Perhaps the most widely read of Sommerfield's works was Trouble in Porter Street, published in 1939. The Communist Party asked Sommerfield to write a manual about how to organise a rent strike. He wrote a short story for this purpose instead which was published cheaply as a pamphlet and sold in tens of thousands. Sommerfield was also active in the Mass Observation project and took the lead in the research, largely in Bolton, for The Pub and the People.
Throughout the war and in the following decade, Sommerfield continued to write for Communist and progressive periodicals and literary journals, including John Lehmann's New Writing journal, and worked largely in documentary films. Among his writing, The Adversaries (1952) was a historical novel based on the life of the mathematician Evariste Galois while North West Five (1960) was a novel about a young working class couple struggling to make their own way in post-war Kentish Town in north London.

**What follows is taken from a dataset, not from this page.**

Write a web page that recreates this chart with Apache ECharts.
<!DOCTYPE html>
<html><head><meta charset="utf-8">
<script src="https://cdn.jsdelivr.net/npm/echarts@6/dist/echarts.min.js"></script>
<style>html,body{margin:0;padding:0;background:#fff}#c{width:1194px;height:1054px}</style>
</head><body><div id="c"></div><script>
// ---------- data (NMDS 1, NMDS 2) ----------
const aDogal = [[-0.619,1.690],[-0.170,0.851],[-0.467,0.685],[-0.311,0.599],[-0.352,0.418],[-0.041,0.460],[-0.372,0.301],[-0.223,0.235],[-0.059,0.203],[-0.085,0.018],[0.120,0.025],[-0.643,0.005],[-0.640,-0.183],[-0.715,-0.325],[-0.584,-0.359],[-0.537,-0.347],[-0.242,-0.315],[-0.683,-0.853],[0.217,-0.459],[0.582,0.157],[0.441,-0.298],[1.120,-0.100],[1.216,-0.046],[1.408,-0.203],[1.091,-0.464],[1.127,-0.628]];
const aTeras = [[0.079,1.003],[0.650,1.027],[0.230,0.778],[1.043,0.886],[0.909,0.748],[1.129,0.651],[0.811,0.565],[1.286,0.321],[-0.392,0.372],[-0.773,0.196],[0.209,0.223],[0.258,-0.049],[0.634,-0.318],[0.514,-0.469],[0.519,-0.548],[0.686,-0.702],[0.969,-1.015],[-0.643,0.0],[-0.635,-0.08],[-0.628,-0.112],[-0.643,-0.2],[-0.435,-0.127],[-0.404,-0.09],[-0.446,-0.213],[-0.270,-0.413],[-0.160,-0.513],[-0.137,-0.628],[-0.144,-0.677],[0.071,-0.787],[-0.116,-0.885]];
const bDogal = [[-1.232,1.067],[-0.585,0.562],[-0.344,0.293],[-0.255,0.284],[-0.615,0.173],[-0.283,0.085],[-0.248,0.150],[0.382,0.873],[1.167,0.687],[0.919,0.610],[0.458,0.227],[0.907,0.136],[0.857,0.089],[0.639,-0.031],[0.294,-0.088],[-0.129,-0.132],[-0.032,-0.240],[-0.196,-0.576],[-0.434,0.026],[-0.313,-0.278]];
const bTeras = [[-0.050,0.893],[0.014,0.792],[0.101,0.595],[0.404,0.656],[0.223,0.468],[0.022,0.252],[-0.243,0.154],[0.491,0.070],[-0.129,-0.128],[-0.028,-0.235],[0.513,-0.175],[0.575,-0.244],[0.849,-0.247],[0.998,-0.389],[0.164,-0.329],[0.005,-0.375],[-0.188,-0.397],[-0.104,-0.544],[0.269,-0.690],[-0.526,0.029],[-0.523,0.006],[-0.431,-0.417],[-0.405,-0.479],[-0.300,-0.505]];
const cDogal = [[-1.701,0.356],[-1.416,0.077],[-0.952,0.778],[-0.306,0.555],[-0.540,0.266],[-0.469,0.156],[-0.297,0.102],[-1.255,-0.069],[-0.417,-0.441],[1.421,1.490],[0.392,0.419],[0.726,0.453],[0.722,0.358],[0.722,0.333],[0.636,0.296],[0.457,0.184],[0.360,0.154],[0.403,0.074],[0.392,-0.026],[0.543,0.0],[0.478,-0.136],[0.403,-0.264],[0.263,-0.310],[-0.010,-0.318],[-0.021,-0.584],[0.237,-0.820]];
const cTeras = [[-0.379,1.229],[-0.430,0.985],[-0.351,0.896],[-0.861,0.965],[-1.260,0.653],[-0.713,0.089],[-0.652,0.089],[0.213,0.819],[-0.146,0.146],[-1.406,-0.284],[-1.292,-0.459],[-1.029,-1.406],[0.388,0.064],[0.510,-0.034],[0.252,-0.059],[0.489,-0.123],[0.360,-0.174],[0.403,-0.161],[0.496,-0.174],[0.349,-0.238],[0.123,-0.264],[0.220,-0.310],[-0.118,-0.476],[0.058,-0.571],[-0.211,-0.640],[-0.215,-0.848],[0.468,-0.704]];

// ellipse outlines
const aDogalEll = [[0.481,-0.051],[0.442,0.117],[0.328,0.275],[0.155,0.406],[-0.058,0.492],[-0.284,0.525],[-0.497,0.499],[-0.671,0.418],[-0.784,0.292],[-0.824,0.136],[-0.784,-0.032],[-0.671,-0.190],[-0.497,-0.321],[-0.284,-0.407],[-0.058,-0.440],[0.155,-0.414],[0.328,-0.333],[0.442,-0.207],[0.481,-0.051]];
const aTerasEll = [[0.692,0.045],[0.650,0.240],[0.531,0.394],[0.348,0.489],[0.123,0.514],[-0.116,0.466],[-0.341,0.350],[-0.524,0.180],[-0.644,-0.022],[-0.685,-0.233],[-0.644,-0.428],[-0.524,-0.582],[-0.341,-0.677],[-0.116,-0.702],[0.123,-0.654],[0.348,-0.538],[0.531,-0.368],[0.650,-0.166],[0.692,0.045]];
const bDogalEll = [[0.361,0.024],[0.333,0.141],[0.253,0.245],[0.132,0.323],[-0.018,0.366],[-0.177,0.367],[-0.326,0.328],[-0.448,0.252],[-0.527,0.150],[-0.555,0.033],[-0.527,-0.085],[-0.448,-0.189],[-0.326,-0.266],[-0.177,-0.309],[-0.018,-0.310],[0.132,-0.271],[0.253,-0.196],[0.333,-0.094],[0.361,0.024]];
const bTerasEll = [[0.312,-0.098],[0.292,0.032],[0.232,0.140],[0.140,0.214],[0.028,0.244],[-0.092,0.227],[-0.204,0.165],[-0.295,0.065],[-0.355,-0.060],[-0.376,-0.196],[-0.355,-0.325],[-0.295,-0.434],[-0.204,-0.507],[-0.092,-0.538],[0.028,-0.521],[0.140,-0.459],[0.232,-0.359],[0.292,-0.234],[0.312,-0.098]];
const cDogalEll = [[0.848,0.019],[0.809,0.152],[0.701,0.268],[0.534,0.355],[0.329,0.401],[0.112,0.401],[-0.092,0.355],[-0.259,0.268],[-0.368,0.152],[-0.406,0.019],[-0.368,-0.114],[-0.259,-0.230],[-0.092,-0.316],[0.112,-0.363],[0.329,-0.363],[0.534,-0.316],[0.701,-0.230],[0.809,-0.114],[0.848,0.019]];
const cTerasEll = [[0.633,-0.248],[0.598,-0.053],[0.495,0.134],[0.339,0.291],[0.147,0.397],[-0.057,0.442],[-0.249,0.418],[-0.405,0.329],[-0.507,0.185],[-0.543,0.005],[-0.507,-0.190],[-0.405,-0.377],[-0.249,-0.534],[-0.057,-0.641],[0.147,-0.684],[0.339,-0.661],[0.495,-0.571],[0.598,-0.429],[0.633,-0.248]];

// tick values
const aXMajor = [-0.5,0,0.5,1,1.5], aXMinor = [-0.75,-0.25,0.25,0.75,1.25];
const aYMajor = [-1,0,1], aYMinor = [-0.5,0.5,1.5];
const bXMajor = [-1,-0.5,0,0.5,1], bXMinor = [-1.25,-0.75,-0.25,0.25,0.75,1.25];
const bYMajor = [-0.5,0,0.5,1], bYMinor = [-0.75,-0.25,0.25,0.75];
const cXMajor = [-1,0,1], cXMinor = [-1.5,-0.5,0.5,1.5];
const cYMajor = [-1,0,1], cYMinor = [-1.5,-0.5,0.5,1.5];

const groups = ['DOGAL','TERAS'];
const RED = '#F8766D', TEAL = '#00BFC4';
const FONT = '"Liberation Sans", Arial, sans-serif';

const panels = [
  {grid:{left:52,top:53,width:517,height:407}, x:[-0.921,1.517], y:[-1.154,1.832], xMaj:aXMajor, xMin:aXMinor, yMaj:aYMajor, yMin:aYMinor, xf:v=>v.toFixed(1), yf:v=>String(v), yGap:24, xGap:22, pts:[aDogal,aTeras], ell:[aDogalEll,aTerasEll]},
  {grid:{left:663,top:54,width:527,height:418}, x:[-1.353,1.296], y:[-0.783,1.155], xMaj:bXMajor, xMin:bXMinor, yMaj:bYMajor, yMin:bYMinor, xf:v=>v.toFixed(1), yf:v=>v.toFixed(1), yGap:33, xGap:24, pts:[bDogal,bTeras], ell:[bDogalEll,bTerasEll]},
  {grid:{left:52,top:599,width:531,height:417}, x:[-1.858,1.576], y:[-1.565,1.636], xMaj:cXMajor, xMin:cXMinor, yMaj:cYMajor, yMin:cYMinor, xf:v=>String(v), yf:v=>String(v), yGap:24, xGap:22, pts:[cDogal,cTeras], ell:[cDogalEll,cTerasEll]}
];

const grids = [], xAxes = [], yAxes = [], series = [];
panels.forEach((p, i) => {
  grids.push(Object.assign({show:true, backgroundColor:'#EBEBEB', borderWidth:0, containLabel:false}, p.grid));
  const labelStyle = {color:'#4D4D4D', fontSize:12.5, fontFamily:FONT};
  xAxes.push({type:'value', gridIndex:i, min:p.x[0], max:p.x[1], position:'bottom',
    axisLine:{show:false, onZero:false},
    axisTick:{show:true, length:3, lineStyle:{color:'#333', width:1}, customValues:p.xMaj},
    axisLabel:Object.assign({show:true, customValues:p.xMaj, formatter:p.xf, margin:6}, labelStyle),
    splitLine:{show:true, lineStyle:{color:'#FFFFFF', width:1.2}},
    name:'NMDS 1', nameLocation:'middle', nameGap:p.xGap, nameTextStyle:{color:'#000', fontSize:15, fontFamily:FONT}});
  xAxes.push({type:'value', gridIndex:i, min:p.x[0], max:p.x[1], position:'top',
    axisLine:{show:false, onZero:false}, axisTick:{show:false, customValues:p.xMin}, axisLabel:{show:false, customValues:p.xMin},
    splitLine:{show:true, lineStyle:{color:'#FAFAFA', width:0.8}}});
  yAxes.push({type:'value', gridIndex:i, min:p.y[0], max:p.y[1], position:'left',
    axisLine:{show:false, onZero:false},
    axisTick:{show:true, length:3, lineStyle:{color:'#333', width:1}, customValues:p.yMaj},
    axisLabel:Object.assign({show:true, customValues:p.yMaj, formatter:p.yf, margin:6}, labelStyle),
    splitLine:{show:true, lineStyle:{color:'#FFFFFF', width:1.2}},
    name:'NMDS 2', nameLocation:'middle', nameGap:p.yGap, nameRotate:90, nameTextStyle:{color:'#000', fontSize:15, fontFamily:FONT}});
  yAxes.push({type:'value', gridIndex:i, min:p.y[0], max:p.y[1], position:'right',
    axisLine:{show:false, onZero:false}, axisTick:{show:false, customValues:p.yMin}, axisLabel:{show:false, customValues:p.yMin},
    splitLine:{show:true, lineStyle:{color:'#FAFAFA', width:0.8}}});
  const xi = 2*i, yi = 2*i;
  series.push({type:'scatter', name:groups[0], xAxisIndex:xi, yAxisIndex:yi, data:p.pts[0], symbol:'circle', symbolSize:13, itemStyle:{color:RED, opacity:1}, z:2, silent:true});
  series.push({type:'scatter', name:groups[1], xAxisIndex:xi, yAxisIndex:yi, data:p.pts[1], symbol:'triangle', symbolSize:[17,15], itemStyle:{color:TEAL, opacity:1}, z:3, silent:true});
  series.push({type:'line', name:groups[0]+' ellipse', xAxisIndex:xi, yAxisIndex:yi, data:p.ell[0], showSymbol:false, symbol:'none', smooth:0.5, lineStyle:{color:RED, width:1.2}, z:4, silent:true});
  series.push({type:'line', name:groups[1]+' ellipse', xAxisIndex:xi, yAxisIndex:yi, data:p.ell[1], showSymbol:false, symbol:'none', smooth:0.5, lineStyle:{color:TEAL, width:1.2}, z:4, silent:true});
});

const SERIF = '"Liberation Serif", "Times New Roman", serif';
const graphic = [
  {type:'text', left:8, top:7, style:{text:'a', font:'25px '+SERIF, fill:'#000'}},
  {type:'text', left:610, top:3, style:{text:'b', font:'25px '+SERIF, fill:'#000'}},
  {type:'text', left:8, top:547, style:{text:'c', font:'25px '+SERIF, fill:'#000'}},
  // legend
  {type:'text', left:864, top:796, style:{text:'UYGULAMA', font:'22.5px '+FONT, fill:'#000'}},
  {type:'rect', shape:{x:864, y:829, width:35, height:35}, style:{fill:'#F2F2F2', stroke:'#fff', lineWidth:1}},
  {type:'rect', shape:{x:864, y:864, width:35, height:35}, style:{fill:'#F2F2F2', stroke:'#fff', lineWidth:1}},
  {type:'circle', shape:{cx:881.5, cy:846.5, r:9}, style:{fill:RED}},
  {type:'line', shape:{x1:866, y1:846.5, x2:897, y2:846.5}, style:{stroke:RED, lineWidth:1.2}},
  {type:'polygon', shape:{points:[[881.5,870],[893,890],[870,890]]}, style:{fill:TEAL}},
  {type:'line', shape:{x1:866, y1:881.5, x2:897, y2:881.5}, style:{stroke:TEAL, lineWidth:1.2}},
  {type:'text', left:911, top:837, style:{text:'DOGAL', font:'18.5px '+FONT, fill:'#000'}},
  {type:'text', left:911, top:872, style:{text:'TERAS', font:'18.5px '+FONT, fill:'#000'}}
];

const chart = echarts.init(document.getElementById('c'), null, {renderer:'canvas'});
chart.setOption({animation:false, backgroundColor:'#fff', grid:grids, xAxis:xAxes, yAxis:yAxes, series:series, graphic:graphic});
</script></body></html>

The item appears to be a mixture of original manuscript and heavily annotated typescript drafts, new sections being headed "Mss 1st", "3/rd," etc. Due to erratic, and the absence of, page numbering, and not having a copy of the published novel, it has not been possible to establish with certainty if the entire novel is present in manuscript or typescript but it does appear to be complete.
A significant and early literary manuscript of one of Britain's most radical political writers of the inter-war era, which also reflects Sommerfield's awareness of and response to modernist writing. Of particular topicality is Christopher's interest in the human consequences of technological advances and their implications for human liberty.